Des cheveux, des armures et des violons

Intro­duit par Mau­rice Ber­nard au labo­ra­toire de recherche des Musées de France, au Louvre, il y pré­pa­ra une thèse de doc­to­rat, sous la super­vi­sion de Phi­lippe Walter.

Loïc Ber­trand vou­lait tra­vailler sur la pein­ture. Georges Tsou­ca­ris le convain­quit d’étudier plu­tôt des ves­tiges archéo­lo­giques de cheveux.

Tou­jours à l’instigation du Dr Tsou­ca­ris, Loïc Ber­trand se per­fec­tion­na par une année de post­doc à Cam­bridge (Angle­terre), dans le labo­ra­toire de Tom Blun­dell, en bio­cris­tal­lo­gra­phie, où il tra­vailla sur la struc­ture des pro­téines CK2 (une enzyme de la famille des kinases) et KPHMT (une enzyme déca­mé­rique), par dif­frac­tion des rayons X aux petits angles.

Reve­nu en région pari­sienne et, sur son élan, Loïc Ber­trand étu­dia des maté­riaux anciens – le métal d’armures médié­vales, entre autres – d’abord au labo­ra­toire de phy­sique des solides d’Orsay, en liai­son avec Jean Dou­cet, puis, sur le syn­chro­tron SOLEIL, avant même son démarrage.

Ne se conten­tant pas d’études pion­nières, il réunit sous le sigle IPANEMA (Ins­ti­tut pho­to­nique d’analyse non-des­truc­tive euro­péen des maté­riaux anciens) une équipe d’une dou­zaine de per­sonnes, finan­cée par le CNRS et le minis­tère de la Culture.

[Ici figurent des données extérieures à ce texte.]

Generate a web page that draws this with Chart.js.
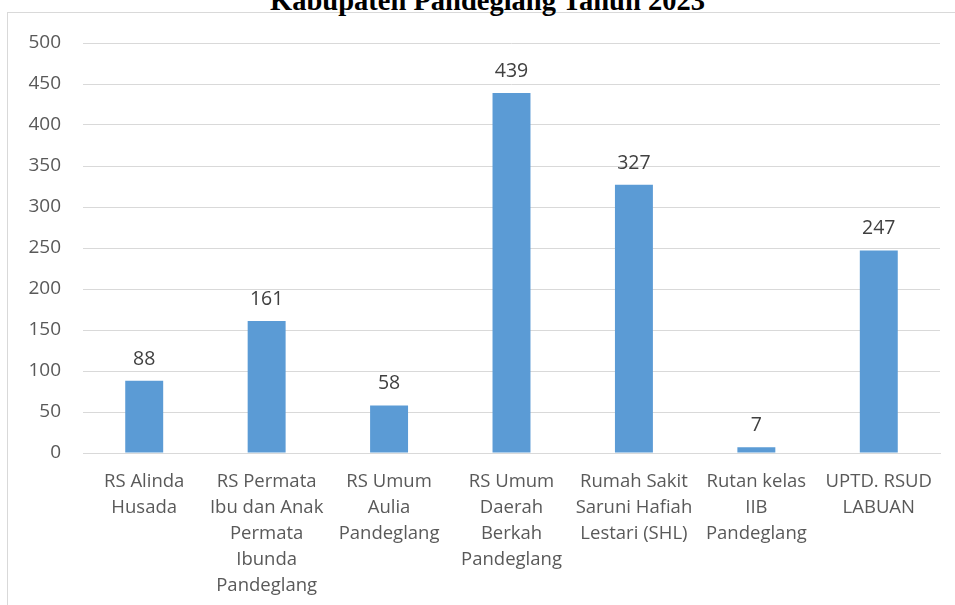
<!DOCTYPE html>
<html>
<head>
<meta charset="utf-8">
<script src="https://cdn.jsdelivr.net/npm/chart.js@4"></script>
<style>
  html, body { margin: 0; padding: 0; background: #fff; overflow: hidden; }
  #wrap { position: relative; width: 955px; height: 605px; overflow: hidden; }
  #frame { position: absolute; left: 7px; top: 12px; width: 1000px; height: 700px; border: 1px solid #d9d9d9; }
  #title { position: absolute; top: -13px; left: 10px; width: 955px; text-align: center;
           font: bold 28.5px "Liberation Serif", serif; line-height: 28px; color: #000; white-space: nowrap; }
  #myChart { position: absolute; left: 0; top: 0; }
</style>
</head>
<body>
<div id="wrap">
  <div id="frame"></div>
  <div id="title">Kabupaten Pandeglang Tahun 2023</div>
  <canvas id="myChart" width="955" height="605"></canvas>
</div>
<script>
var categories = [
    ["RS Alinda", "Husada"],
    ["RS Permata", "Ibu dan Anak", "Permata", "Ibunda", "Pandeglang"],
    ["RS Umum", "Aulia", "Pandeglang"],
    ["RS Umum", "Daerah", "Berkah", "Pandeglang"],
    ["Rumah Sakit", "Saruni Hafiah", "Lestari (SHL)"],
    ["Rutan kelas", "IIB", "Pandeglang"],
    ["UPTD. RSUD", "LABUAN"]
];
var values = [88, 161, 58, 439, 327, 7, 247];
var yTicks = [0, 50, 100, 150, 200, 250, 300, 350, 400, 450, 500];

var fontFamily = '"Open Sans", "Liberation Sans", sans-serif';

// draws the value above each bar
var valueLabels = {
    id: 'valueLabels',
    afterDatasetsDraw: function(chart) {
        var ctx = chart.ctx;
        var meta = chart.getDatasetMeta(0);
        ctx.save();
        ctx.font = '19.5px ' + fontFamily;
        ctx.fillStyle = '#404040';
        ctx.textAlign = 'center';
        ctx.textBaseline = 'alphabetic';
        meta.data.forEach(function(bar, i) {
            ctx.fillText(values[i], bar.x, bar.y - 16);
        });
        ctx.restore();
    }
};

var ctx = document.getElementById("myChart").getContext('2d');
var myChart = new Chart(ctx, {
    type: 'bar',
    data: {
        labels: categories,
        datasets: [{
            data: values,
            backgroundColor: '#5b9bd5',
            barPercentage: 0.31,
            categoryPercentage: 1.0
        }]
    },
    options: {
        responsive: false,
        animation: false,
        layout: { padding: { left: 0, right: 15, top: 43, bottom: 0 } },
        plugins: {
            legend: { display: false },
            tooltip: { enabled: false }
        },
        scales: {
            x: {
                grid: { display: false, drawTicks: false },
                border: { display: true, color: '#d9d9d9', width: 1 },
                ticks: {
                    color: '#595959',
                    font: { family: fontFamily, size: 18.5, lineHeight: 1.4 },
                    padding: 16,
                    maxRotation: 0,
                    autoSkip: false
                },
                afterFit: function(scale) { scale.height = 152; }
            },
            y: {
                min: 0,
                max: 500,
                afterBuildTicks: function(scale) {
                    scale.ticks = yTicks.map(function(v) { return { value: v }; });
                },
                grid: { color: '#d9d9d9', drawTicks: false },
                border: { display: false },
                ticks: {
                    color: '#595959',
                    font: { family: fontFamily, size: 19 },
                    padding: 22
                },
                afterFit: function(scale) { scale.width = 83; }
            }
        }
    },
    plugins: [valueLabels]
});
</script>
</body>
</html>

Elle mit à bien des études de divers maté­riaux anciens, tels que le bleu de Prusse, le ver­nis des vio­lons de Stra­di­va­rius, ou des fos­siles d’espèces de pois­sons disparues.

De belles prises

Féru d’escrime, ce cher­cheur s’est ren­du habi­tué de l’incursion rapide et fruc­tueuse dans un champ d’investigation. Comme il ne manque pas de patience, il en revient avec de belles, et par­fois spec­ta­cu­laires, prises. Il les double du sou­ci d’instaurer de nou­velles méthodologies.

Loïc Ber­trand sou­hai­te­rait que l’évaluation des cher­cheurs, en notre pays, tienne davan­tage compte de telles contri­bu­tions, tout aus­si impor­tantes, à son estime, que la publi­ca­tion de beaux résul­tats dans de grandes revues inter­na­tio­nales – comme il le fait.

Jusqu’aux aspects épistémologiques

Direc­teur de labo­ra­toire, Loïc Ber­trand excelle tant à insuf­fler un esprit d’équipe qu’à déni­cher les moyens maté­riels pour faire fonc­tion­ner son groupe à haut régime. À l’automne 2013, la ministre de la Recherche inau­gu­rait un nou­veau bâti­ment, mitoyen du syn­chro­tron SOLEIL, pour IPANEMA.

Qu’IPANEMA se soit his­sé d’emblée aux pre­miers rangs mon­diaux, pre­nant de vitesse même les Amé­ri­cains, fait la fier­té de Loïc Ber­trand Cela l’incite à élar­gir sa visée jusqu’aux aspects épis­té­mo­lo­giques. Bref, il se construit une belle carrière.